DATASET SECTION

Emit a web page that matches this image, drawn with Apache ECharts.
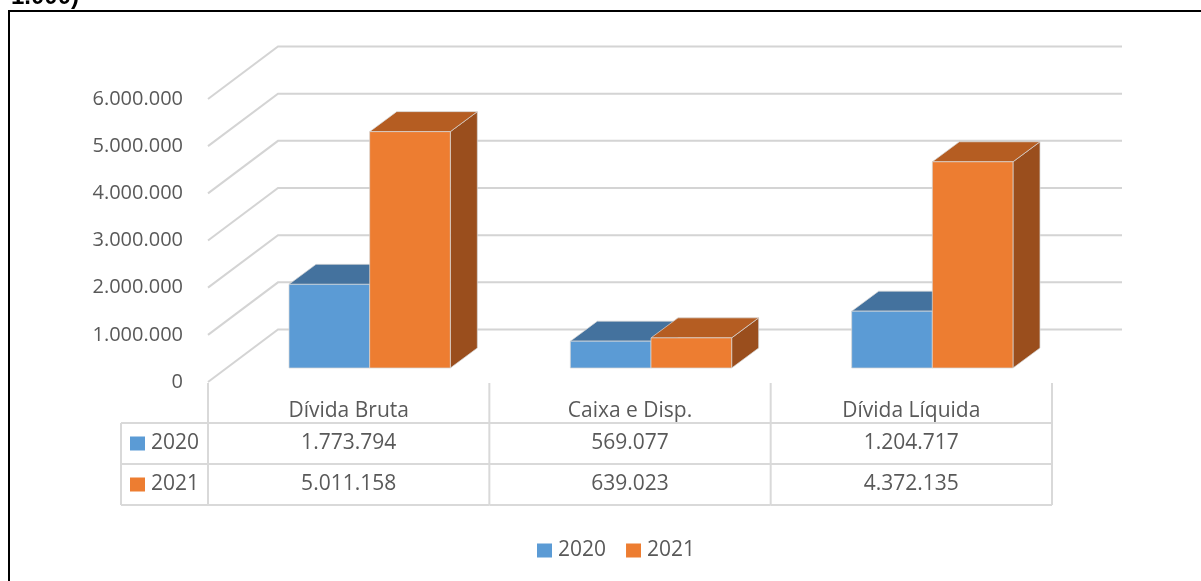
<!DOCTYPE html>
<html>
<head>
<meta charset="utf-8">
<script src="https://cdn.jsdelivr.net/npm/echarts@6/dist/echarts.min.js"></script>
<style>
  html, body { margin: 0; padding: 0; background: #ffffff; }
  #chart { width: 1201px; height: 581px; }
</style>
</head>
<body>
<div id="chart"></div>
<script>
// Endividamento (R$ 1.000)
const categories = ['Dívida Bruta', 'Caixa e Disp.', 'Dívida Líquida'];
const seriesNames = ['2020', '2021'];
const values2020 = [1773794, 569077, 1204717];
const values2021 = [5011158, 639023, 4372135];
const yTicks = [0, 1000000, 2000000, 3000000, 4000000, 5000000, 6000000];

const FONT = '"Open Sans", "Noto Sans", sans-serif';
const TEXT = '#595959';
const GRID_LINE = '#d4d4d4';
const TABLE_LINE = '#d9d9d9';

// oblique projection used for the 3D look
const WALL_DX = 70, WALL_DY = -52.5;     // front plane -> back wall
const BAR_DX = 21, BAR_DY = -14;         // front plane -> bar front face
const DEPTH_DX = 27, DEPTH_DY = -20;     // bar front face -> bar back face
const BAR_RATIO = 0.2867;                // bar width / category band

const colors = [
  { front: '#5b9bd5', top: '#44729e', side: '#3c6690' },
  { front: '#ed7d31', top: '#b55d22', side: '#9a4e1d' }
];

function fmt(v) {
  return String(v).replace(/\B(?=(\d{3})+(?!\d))/g, '.');
}

const chart = echarts.init(document.getElementById('chart'), null, { renderer: 'canvas' });

// walls: side-wall diagonals and back-wall lines for every tick
function renderGridLine(params, api) {
  const cs = params.coordSys;
  const v = api.value(0);
  const p = api.coord([0, v]);
  const x0 = cs.x, y0 = p[1];
  const bx = x0 + WALL_DX, by = y0 + WALL_DY;
  const ex = cs.x + cs.width + WALL_DX;
  return {
    type: 'polyline',
    shape: { points: [[x0, y0], [bx, by], [ex, by]] },
    style: { stroke: GRID_LINE, lineWidth: 2, fill: null },
    silent: true
  };
}

function makeBarRenderer(sIdx) {
  return function (params, api) {
    const idx = api.value(0);
    const val = api.value(1);
    const base = api.coord([idx, 0]);
    const top = api.coord([idx, val]);
    const band = api.size([1, 0])[0];
    const w = band * BAR_RATIO;
    const cx = base[0] + BAR_DX;
    const xl = sIdx === 0 ? cx - w : cx;
    const xr = xl + w;
    const yb = base[1] + BAR_DY;
    const yt = top[1] + BAR_DY;
    const c = colors[sIdx];
    const edge = { stroke: 'rgba(215,215,215,0.9)', lineWidth: 0.8 };
    return {
      type: 'group',
      children: [
        {
          type: 'polygon',
          shape: { points: [[xr, yt], [xr + DEPTH_DX, yt + DEPTH_DY], [xr + DEPTH_DX, yb + DEPTH_DY], [xr, yb]] },
          style: Object.assign({ fill: c.side }, edge)
        },
        {
          type: 'polygon',
          shape: { points: [[xl, yt], [xl + DEPTH_DX, yt + DEPTH_DY], [xr + DEPTH_DX, yt + DEPTH_DY], [xr, yt]] },
          style: Object.assign({ fill: c.top }, edge)
        },
        {
          type: 'rect',
          shape: { x: xl, y: yt, width: w, height: yb - yt },
          style: Object.assign({ fill: c.front }, edge)
        }
      ]
    };
  };
}

// data table under the plot
const ROW_H = 41;
const TABLE_LEFT = 121;
function renderTable(params, api) {
  const cs = params.coordSys;
  const idx = api.value(0);
  const x0 = cs.x, y0 = cs.y + cs.height;   // front baseline
  const band = api.size([1, 0])[0];
  const center = api.coord([idx, 0])[0];
  const left = center - band / 2, right = center + band / 2;
  const r1 = y0 + ROW_H, r2 = r1 + ROW_H, r3 = r2 + ROW_H;
  const line = (x1, y1, x2, y2) => ({
    type: 'line', shape: { x1: x1, y1: y1, x2: x2, y2: y2 },
    style: { stroke: TABLE_LINE, lineWidth: 2 }, silent: true
  });
  const txt = (s, x, y) => ({
    type: 'text',
    style: { text: s, x: x, y: y, fill: TEXT, font: '21px ' + FONT, align: 'center', verticalAlign: 'middle' }
  });
  const children = [
    line(right, y0 + 1, right, r3),
    line(left, r1, right, r1),
    line(left, r2, right, r2),
    line(left, r3, right, r3),
    txt(fmt(api.value(1)), center, (r1 + r2) / 2),
    txt(fmt(api.value(2)), center, (r2 + r3) / 2)
  ];
  if (idx === 0) {
    children.push(line(x0, y0 + 1, x0, r3));
    children.push(line(TABLE_LEFT, r1, x0, r1));
    children.push(line(TABLE_LEFT, r2, x0, r2));
    children.push(line(TABLE_LEFT, r3, x0, r3));
    children.push(line(TABLE_LEFT, r1, TABLE_LEFT, r3));
    seriesNames.forEach(function (name, i) {
      const yc = r1 + ROW_H * i + ROW_H / 2;
      children.push({
        type: 'rect', shape: { x: TABLE_LEFT + 9, y: yc - 7, width: 15, height: 14 },
        style: { fill: colors[i].front }
      });
      children.push({
        type: 'text',
        style: { text: name, x: TABLE_LEFT + 30, y: yc, fill: TEXT, font: '21px ' + FONT, align: 'left', verticalAlign: 'middle' }
      });
    });
  }
  return { type: 'group', children: children };
}

const option = {
  backgroundColor: '#ffffff',
  animation: false,
  textStyle: { fontFamily: FONT },
  graphic: [
    {
      type: 'text', left: 11, top: -15,
      style: { text: '1.000)', font: 'bold 24px "Liberation Sans", Arial, sans-serif', fill: '#000000' }
    },
    {
      type: 'rect', shape: { x: 9, y: 11, width: 1210, height: 600 },
      style: { fill: null, stroke: '#000000', lineWidth: 2 }, silent: true, z: 0
    }
  ],
  grid: { left: 208, right: 149, top: 99, bottom: 199 },
  legend: {
    data: seriesNames,
    left: 532, top: 535,
    itemWidth: 15, itemHeight: 14, itemGap: 20,
    icon: 'rect',
    textStyle: { color: TEXT, fontSize: 21, fontFamily: FONT, padding: [0, 0, 0, 1] }
  },
  xAxis: {
    type: 'category',
    data: categories,
    axisLine: { show: false },
    axisTick: { show: false },
    axisLabel: { color: TEXT, fontSize: 21, fontFamily: FONT, margin: 19 }
  },
  yAxis: {
    type: 'value',
    min: 0, max: 6000000, interval: 1000000,
    axisLine: { show: false },
    axisTick: { show: false },
    splitLine: { show: false },
    axisLabel: { color: TEXT, fontSize: 20, fontFamily: FONT, margin: 25, formatter: fmt }
  },
  series: [
    {
      type: 'custom', name: 'walls', renderItem: renderGridLine, z: 1,
      data: yTicks.map(function (v) { return [v]; }),
      encode: { y: 0 }, silent: true
    },
    {
      type: 'custom', name: seriesNames[0], renderItem: makeBarRenderer(0), z: 2,
      itemStyle: { color: colors[0].front },
      data: values2020.map(function (v, i) { return [i, v]; }),
      encode: { x: 0, y: 1 }
    },
    {
      type: 'custom', name: seriesNames[1], renderItem: makeBarRenderer(1), z: 3,
      itemStyle: { color: colors[1].front },
      data: values2021.map(function (v, i) { return [i, v]; }),
      encode: { x: 0, y: 1 }
    },
    {
      type: 'custom', name: 'table', renderItem: renderTable, z: 4,
      data: categories.map(function (c, i) { return [i, values2020[i], values2021[i]]; }),
      encode: { x: 0 }, silent: true
    }
  ]
};

chart.setOption(option);
</script>
</body>
</html>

TASK TO CARRY OUT
Retype everything in the material word for word, minus pictures.

WRITTEN SOLUTION
Emit a web page that matches this image, drawn with Apache ECharts.
<!DOCTYPE html>
<html>
<head>
<meta charset="utf-8">
<script src="https://cdn.jsdelivr.net/npm/echarts@6/dist/echarts.min.js"></script>
<style>
  html, body { margin: 0; padding: 0; background: #ffffff; }
  #chart { width: 1201px; height: 581px; }
</style>
</head>
<body>
<div id="chart"></div>
<script>
// Endividamento (R$ 1.000)
const categories = ['Dívida Bruta', 'Caixa e Disp.', 'Dívida Líquida'];
const seriesNames = ['2020', '2021'];
const values2020 = [1773794, 569077, 1204717];
const values2021 = [5011158, 639023, 4372135];
const yTicks = [0, 1000000, 2000000, 3000000, 4000000, 5000000, 6000000];

const FONT = '"Open Sans", "Noto Sans", sans-serif';
const TEXT = '#595959';
const GRID_LINE = '#d4d4d4';
const TABLE_LINE = '#d9d9d9';

// oblique projection used for the 3D look
const WALL_DX = 70, WALL_DY = -52.5;     // front plane -> back wall
const BAR_DX = 21, BAR_DY = -14;         // front plane -> bar front face
const DEPTH_DX = 27, DEPTH_DY = -20;     // bar front face -> bar back face
const BAR_RATIO = 0.2867;                // bar width / category band

const colors = [
  { front: '#5b9bd5', top: '#44729e', side: '#3c6690' },
  { front: '#ed7d31', top: '#b55d22', side: '#9a4e1d' }
];

function fmt(v) {
  return String(v).replace(/\B(?=(\d{3})+(?!\d))/g, '.');
}

const chart = echarts.init(document.getElementById('chart'), null, { renderer: 'canvas' });

// walls: side-wall diagonals and back-wall lines for every tick
function renderGridLine(params, api) {
  const cs = params.coordSys;
  const v = api.value(0);
  const p = api.coord([0, v]);
  const x0 = cs.x, y0 = p[1];
  const bx = x0 + WALL_DX, by = y0 + WALL_DY;
  const ex = cs.x + cs.width + WALL_DX;
  return {
    type: 'polyline',
    shape: { points: [[x0, y0], [bx, by], [ex, by]] },
    style: { stroke: GRID_LINE, lineWidth: 2, fill: null },
    silent: true
  };
}

function makeBarRenderer(sIdx) {
  return function (params, api) {
    const idx = api.value(0);
    const val = api.value(1);
    const base = api.coord([idx, 0]);
    const top = api.coord([idx, val]);
    const band = api.size([1, 0])[0];
    const w = band * BAR_RATIO;
    const cx = base[0] + BAR_DX;
    const xl = sIdx === 0 ? cx - w : cx;
    const xr = xl + w;
    const yb = base[1] + BAR_DY;
    const yt = top[1] + BAR_DY;
    const c = colors[sIdx];
    const edge = { stroke: 'rgba(215,215,215,0.9)', lineWidth: 0.8 };
    return {
      type: 'group',
      children: [
        {
          type: 'polygon',
          shape: { points: [[xr, yt], [xr + DEPTH_DX, yt + DEPTH_DY], [xr + DEPTH_DX, yb + DEPTH_DY], [xr, yb]] },
          style: Object.assign({ fill: c.side }, edge)
        },
        {
          type: 'polygon',
          shape: { points: [[xl, yt], [xl + DEPTH_DX, yt + DEPTH_DY], [xr + DEPTH_DX, yt + DEPTH_DY], [xr, yt]] },
          style: Object.assign({ fill: c.top }, edge)
        },
        {
          type: 'rect',
          shape: { x: xl, y: yt, width: w, height: yb - yt },
          style: Object.assign({ fill: c.front }, edge)
        }
      ]
    };
  };
}

// data table under the plot
const ROW_H = 41;
const TABLE_LEFT = 121;
function renderTable(params, api) {
  const cs = params.coordSys;
  const idx = api.value(0);
  const x0 = cs.x, y0 = cs.y + cs.height;   // front baseline
  const band = api.size([1, 0])[0];
  const center = api.coord([idx, 0])[0];
  const left = center - band / 2, right = center + band / 2;
  const r1 = y0 + ROW_H, r2 = r1 + ROW_H, r3 = r2 + ROW_H;
  const line = (x1, y1, x2, y2) => ({
    type: 'line', shape: { x1: x1, y1: y1, x2: x2, y2: y2 },
    style: { stroke: TABLE_LINE, lineWidth: 2 }, silent: true
  });
  const txt = (s, x, y) => ({
    type: 'text',
    style: { text: s, x: x, y: y, fill: TEXT, font: '21px ' + FONT, align: 'center', verticalAlign: 'middle' }
  });
  const children = [
    line(right, y0 + 1, right, r3),
    line(left, r1, right, r1),
    line(left, r2, right, r2),
    line(left, r3, right, r3),
    txt(fmt(api.value(1)), center, (r1 + r2) / 2),
    txt(fmt(api.value(2)), center, (r2 + r3) / 2)
  ];
  if (idx === 0) {
    children.push(line(x0, y0 + 1, x0, r3));
    children.push(line(TABLE_LEFT, r1, x0, r1));
    children.push(line(TABLE_LEFT, r2, x0, r2));
    children.push(line(TABLE_LEFT, r3, x0, r3));
    children.push(line(TABLE_LEFT, r1, TABLE_LEFT, r3));
    seriesNames.forEach(function (name, i) {
      const yc = r1 + ROW_H * i + ROW_H / 2;
      children.push({
        type: 'rect', shape: { x: TABLE_LEFT + 9, y: yc - 7, width: 15, height: 14 },
        style: { fill: colors[i].front }
      });
      children.push({
        type: 'text',
        style: { text: name, x: TABLE_LEFT + 30, y: yc, fill: TEXT, font: '21px ' + FONT, align: 'left', verticalAlign: 'middle' }
      });
    });
  }
  return { type: 'group', children: children };
}

const option = {
  backgroundColor: '#ffffff',
  animation: false,
  textStyle: { fontFamily: FONT },
  graphic: [
    {
      type: 'text', left: 11, top: -15,
      style: { text: '1.000)', font: 'bold 24px "Liberation Sans", Arial, sans-serif', fill: '#000000' }
    },
    {
      type: 'rect', shape: { x: 9, y: 11, width: 1210, height: 600 },
      style: { fill: null, stroke: '#000000', lineWidth: 2 }, silent: true, z: 0
    }
  ],
  grid: { left: 208, right: 149, top: 99, bottom: 199 },
  legend: {
    data: seriesNames,
    left: 532, top: 535,
    itemWidth: 15, itemHeight: 14, itemGap: 20,
    icon: 'rect',
    textStyle: { color: TEXT, fontSize: 21, fontFamily: FONT, padding: [0, 0, 0, 1] }
  },
  xAxis: {
    type: 'category',
    data: categories,
    axisLine: { show: false },
    axisTick: { show: false },
    axisLabel: { color: TEXT, fontSize: 21, fontFamily: FONT, margin: 19 }
  },
  yAxis: {
    type: 'value',
    min: 0, max: 6000000, interval: 1000000,
    axisLine: { show: false },
    axisTick: { show: false },
    splitLine: { show: false },
    axisLabel: { color: TEXT, fontSize: 20, fontFamily: FONT, margin: 25, formatter: fmt }
  },
  series: [
    {
      type: 'custom', name: 'walls', renderItem: renderGridLine, z: 1,
      data: yTicks.map(function (v) { return [v]; }),
      encode: { y: 0 }, silent: true
    },
    {
      type: 'custom', name: seriesNames[0], renderItem: makeBarRenderer(0), z: 2,
      itemStyle: { color: colors[0].front },
      data: values2020.map(function (v, i) { return [i, v]; }),
      encode: { x: 0, y: 1 }
    },
    {
      type: 'custom', name: seriesNames[1], renderItem: makeBarRenderer(1), z: 3,
      itemStyle: { color: colors[1].front },
      data: values2021.map(function (v, i) { return [i, v]; }),
      encode: { x: 0, y: 1 }
    },
    {
      type: 'custom', name: 'table', renderItem: renderTable, z: 4,
      data: categories.map(function (c, i) { return [i, values2020[i], values2021[i]]; }),
      encode: { x: 0 }, silent: true
    }
  ]
};

chart.setOption(option);
</script>
</body>
</html>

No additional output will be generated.